Former North aide takes over at Crater

Jared Casper had two main goals growing up.

When the 39-year-old lawyer was named Crater High head boys basketball coach last week, succeeding Troy McNichols, he crossed the second one off his list.

"The thing I always wanted to do was be a lawyer and a high school head basketball coach," said Casper.

Casper, a 1998 graduate of Gonzaga University School of Law, moved to the Rogue Valley in 2008 to join a law firm.

Soon afterward he got involved coaching basketball as a North Medford High girls assistant under Kevin Dixon.

"I was so lucky to have him on my staff," said Dixon. "He's very knowledgeable, he's been successful and he's good with the kids. It's nothing but pluses."

Casper helped Dixon game plan and make personnel decisions. The Black Tornado coach demonstrated confidence in Casper's abilities.

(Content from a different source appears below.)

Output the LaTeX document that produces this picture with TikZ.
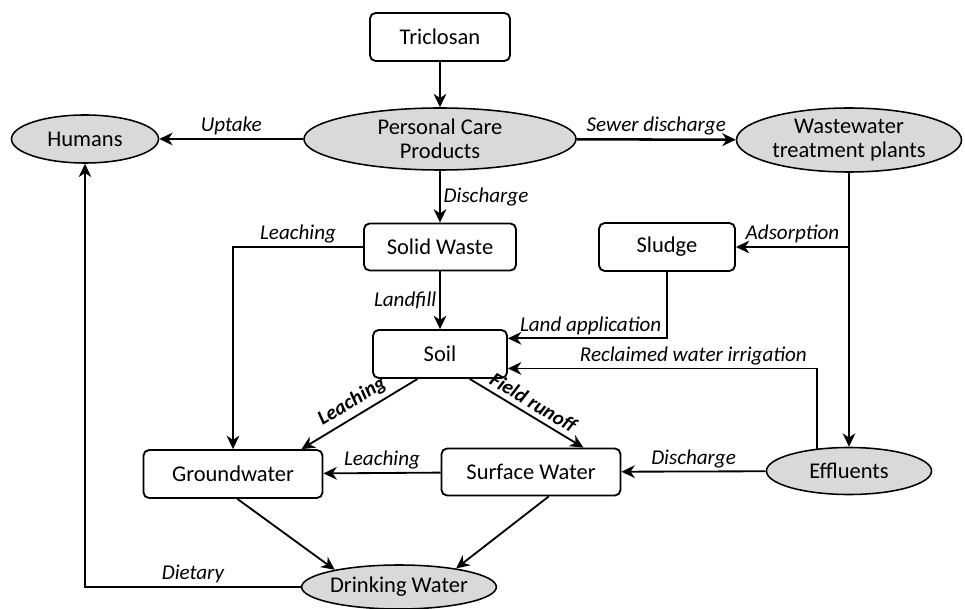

"He ran parts of practice," said Dixon. "A lot of times, on the bench, he made substitutions during games and I had no problem with that."

Prior to moving to Oregon, Casper gained basketball coaching experience during a five-year stint as a boys varsity assistant at Provo High School in Utah. During that time, the school went to four state championship games and won three.

Crater Athletic Director Jeff Johnson said Casper rose to the top among a group of attractive applicants.

"He stood out," says Johnson. "He's a sharp guy who is a great communicator and is very organized. He's a kid-friendly type of guy."

Casper says he was impressed the first time on the Crater campus.

"When I first moved to Medford I went to Crater for some event my kids were in," said Casper. "I remember walking into the gym and seeing all the state championship banners. I thought, 'That's a school I could coach at.' I thought this would be a good place to build a successful program."

Casper is enthused about assuming leadership of a program that finished sixth in last season's Class 5A state tournament. He has already become acquainted with some of the returning players.

"By my calculations, we have four kids coming back with the equivalent of 20 to 25 points a game," said Casper. "I'm excited about implementing the stuff I've learned at other levels and see where it takes us."

Defensively, Casper wants to use a team-oriented defense with both man and zone principles. And he plans to run the offense through the post.

"We want to control the paint," said Casper. "Anytime you can be leader of points in the paint, that gives you a very good chance of winning."

Casper and his wife, Juli, have seven children ranging from a high school sophomore to a 2-year-old.